You didn't go about organizing it the right way. Realize that this is a planning problem, not an indication that nobody likes you or that you're worthless.

Here is how you organize an event like a birthday get-together:

1) Make it a personal invitation. Invite them when you're on the phone with them, or with a personal email.
2) Make sure you're inviting only real friends, not acquaintances or Facebook 'friends'
3) Invite to something specific
4) Invite early. People are busy!
5) Send a reminder

On the other hand, the way you did it isn't as effective:

1) Mass invitations are easy to ignore. A mass invitation indicates you don't value the person that much. And when they see lots of other people on that list, they'll think that those other people will spend time with you instead, so it's OK if they decline.
2) Just because someone's your Facebook friend or an acquaintance doesn't make them a real friend. Spend more time cultivating fewer and deeper friendships with the people you like best.
3) People won't know what to do with an invitation to just spend the day or for multiple activities. People don't like ambiguity and don't like to think. Your invitation was ambiguous and requires thinking. Instead, invite them to a specific activity at a specific time and place.
4) A week in advance isn't enough time. People are busy and plan things weeks ahead of time.
5) Did you send a reminder the day before? People are disorganized and forget.
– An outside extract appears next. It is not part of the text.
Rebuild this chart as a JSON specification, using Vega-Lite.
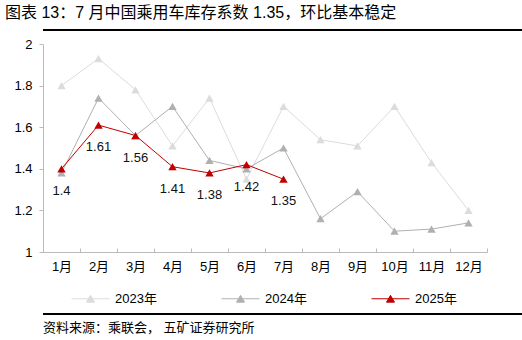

For my birthday last year, I didn't have 30 people wishing me happy birthday on Facebook. Maybe I had three. But I did have a great dinner with about 12 friends, not because my friends like me more than yours like you, but mainly by following these steps.
posted by lsemel at 8:25 PM on August 11, 2008 [1 favorite]


i don't believe that you'll always be alone - and this comes from a person who has been profoundly disappointed in people time after time and has at times wondered whether she has any friends at all and whether you can ever count on another human being.

what i finally came up with is that i have been investing my feelings in a wrong kind of people, i.e. those who don't really care, can't be bothered, are fundamentally selfish, lazy or non-adventurous. those people can make fun acquaintances but nothing more should be expected of them. age might have something to do with it - at 24, most people are quite careless and insouciant.

and then you have the kind of people who do make an effort in life and in friendships. surround yourself with those people, not only they make good friends who will celebrate your birthdays with you but generally they are inspirations, they push you up and forward, they're non-static, they are in a constant state of development and enrichment.

finally, try to be the latter category yourself, in regards to your friendships. put effort in them, try to move away from the superficiality of relationships. don't worry, the good friends will show up.
posted by barrakuda at 12:54 AM on August 12, 2008


As a followup to my comment way up there: Those articles are basically citing the same report (with different quotes), but having watched people in online relationships for ten years and watching younger generations roaming campuses, I completely agree with the assessment. The deeper psychological papers are more scholarly, though.

I believe the concept applies to Ash3000 up there if only for the 30/100 whiny complaint, and to anyone else who wanders by this thread later on--pay attention to the disposability of online interactions. That's not friendship.